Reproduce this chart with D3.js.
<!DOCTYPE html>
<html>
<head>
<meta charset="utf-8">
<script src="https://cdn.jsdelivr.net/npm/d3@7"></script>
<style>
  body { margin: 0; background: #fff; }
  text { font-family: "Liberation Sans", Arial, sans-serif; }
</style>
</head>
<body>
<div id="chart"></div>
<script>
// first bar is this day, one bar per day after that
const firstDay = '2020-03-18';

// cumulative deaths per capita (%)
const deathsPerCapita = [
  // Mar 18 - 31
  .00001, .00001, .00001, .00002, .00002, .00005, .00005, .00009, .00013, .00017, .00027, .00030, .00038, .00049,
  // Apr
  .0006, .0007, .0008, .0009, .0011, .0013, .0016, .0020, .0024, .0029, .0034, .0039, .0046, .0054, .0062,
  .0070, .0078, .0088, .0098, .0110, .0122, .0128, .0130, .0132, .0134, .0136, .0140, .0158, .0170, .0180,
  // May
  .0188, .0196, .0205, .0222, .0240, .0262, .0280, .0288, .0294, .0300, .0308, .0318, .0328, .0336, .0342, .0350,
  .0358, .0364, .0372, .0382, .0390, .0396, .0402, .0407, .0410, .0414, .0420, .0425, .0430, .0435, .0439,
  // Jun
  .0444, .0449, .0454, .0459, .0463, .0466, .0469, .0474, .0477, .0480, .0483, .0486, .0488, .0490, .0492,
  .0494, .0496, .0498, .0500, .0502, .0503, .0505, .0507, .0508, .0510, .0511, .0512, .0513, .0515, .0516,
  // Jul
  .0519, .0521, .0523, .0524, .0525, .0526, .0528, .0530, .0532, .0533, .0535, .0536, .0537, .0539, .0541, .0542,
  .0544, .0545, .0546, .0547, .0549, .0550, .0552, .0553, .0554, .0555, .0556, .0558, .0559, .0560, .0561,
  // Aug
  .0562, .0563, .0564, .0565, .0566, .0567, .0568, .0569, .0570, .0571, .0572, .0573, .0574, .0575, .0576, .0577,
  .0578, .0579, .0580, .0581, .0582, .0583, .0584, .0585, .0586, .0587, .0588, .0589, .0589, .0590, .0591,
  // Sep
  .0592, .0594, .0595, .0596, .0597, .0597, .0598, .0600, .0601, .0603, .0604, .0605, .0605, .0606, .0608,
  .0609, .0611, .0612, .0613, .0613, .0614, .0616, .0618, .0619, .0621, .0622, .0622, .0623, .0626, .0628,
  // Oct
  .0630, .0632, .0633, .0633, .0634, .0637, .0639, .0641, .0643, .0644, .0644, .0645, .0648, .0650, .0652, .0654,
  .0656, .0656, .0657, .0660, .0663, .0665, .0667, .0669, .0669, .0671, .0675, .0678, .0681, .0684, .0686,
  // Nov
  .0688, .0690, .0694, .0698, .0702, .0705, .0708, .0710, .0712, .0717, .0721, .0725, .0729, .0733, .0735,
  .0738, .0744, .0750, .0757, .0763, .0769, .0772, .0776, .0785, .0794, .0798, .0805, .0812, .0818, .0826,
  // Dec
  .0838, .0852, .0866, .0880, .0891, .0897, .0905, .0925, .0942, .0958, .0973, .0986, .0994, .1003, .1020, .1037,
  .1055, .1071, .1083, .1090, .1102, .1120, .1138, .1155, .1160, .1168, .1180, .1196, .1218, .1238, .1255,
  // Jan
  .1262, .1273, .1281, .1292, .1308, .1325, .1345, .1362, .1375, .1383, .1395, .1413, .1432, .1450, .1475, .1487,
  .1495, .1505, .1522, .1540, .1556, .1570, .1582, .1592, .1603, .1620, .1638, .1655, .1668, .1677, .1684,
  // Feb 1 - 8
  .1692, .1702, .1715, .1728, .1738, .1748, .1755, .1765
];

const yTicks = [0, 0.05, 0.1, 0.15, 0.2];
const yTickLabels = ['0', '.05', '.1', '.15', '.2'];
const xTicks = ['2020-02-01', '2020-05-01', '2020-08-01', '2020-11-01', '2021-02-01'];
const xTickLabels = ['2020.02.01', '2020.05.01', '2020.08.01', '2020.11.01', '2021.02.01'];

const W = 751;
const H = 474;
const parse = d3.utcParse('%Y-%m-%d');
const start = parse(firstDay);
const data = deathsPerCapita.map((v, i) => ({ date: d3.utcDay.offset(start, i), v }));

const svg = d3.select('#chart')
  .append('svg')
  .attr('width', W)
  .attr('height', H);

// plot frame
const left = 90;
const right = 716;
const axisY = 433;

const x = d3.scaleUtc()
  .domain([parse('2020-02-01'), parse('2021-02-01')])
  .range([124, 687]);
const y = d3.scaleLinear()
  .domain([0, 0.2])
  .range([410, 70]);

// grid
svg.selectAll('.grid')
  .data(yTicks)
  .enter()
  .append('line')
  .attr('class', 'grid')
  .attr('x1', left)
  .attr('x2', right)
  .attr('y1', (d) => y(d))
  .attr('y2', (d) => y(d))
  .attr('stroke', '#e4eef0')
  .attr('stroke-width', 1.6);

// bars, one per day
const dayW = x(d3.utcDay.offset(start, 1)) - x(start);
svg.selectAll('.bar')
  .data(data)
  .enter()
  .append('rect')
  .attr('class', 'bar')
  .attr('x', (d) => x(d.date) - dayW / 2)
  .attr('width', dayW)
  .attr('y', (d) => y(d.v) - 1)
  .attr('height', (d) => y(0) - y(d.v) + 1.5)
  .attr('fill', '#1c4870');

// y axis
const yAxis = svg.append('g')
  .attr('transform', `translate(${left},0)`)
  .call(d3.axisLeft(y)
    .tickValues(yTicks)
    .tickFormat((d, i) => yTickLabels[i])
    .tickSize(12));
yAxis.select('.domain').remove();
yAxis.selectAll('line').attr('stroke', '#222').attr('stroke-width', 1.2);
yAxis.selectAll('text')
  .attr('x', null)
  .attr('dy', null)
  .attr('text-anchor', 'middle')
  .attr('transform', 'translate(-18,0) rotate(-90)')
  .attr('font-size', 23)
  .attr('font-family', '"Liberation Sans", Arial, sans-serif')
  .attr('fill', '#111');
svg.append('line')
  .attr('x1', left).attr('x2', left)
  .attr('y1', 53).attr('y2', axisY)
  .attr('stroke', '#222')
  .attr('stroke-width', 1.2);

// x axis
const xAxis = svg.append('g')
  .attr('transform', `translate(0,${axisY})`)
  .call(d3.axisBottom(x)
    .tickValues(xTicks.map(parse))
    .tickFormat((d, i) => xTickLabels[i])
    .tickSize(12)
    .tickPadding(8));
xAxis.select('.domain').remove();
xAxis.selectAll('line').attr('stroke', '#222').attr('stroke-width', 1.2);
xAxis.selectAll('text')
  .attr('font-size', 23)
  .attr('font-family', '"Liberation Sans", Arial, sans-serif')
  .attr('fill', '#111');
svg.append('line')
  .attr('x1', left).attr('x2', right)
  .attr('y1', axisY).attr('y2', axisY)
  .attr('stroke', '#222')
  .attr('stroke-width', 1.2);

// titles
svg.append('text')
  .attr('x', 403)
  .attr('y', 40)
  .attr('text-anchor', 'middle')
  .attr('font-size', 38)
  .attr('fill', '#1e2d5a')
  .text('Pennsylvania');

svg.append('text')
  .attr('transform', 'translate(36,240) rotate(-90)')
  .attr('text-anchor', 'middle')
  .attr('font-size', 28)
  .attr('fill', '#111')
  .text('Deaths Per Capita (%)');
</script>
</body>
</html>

◆ SHORT TASK
Repeat, word for word, the lines from the opening of the material through the line containing "const firstDay = '2020-03-18';".

◆ WRITTEN REPLY
Reproduce this chart with D3.js.
<!DOCTYPE html>
<html>
<head>
<meta charset="utf-8">
<script src="https://cdn.jsdelivr.net/npm/d3@7"></script>
<style>
  body { margin: 0; background: #fff; }
  text { font-family: "Liberation Sans", Arial, sans-serif; }
</style>
</head>
<body>
<div id="chart"></div>
<script>
// first bar is this day, one bar per day after that
const firstDay = '2020-03-18';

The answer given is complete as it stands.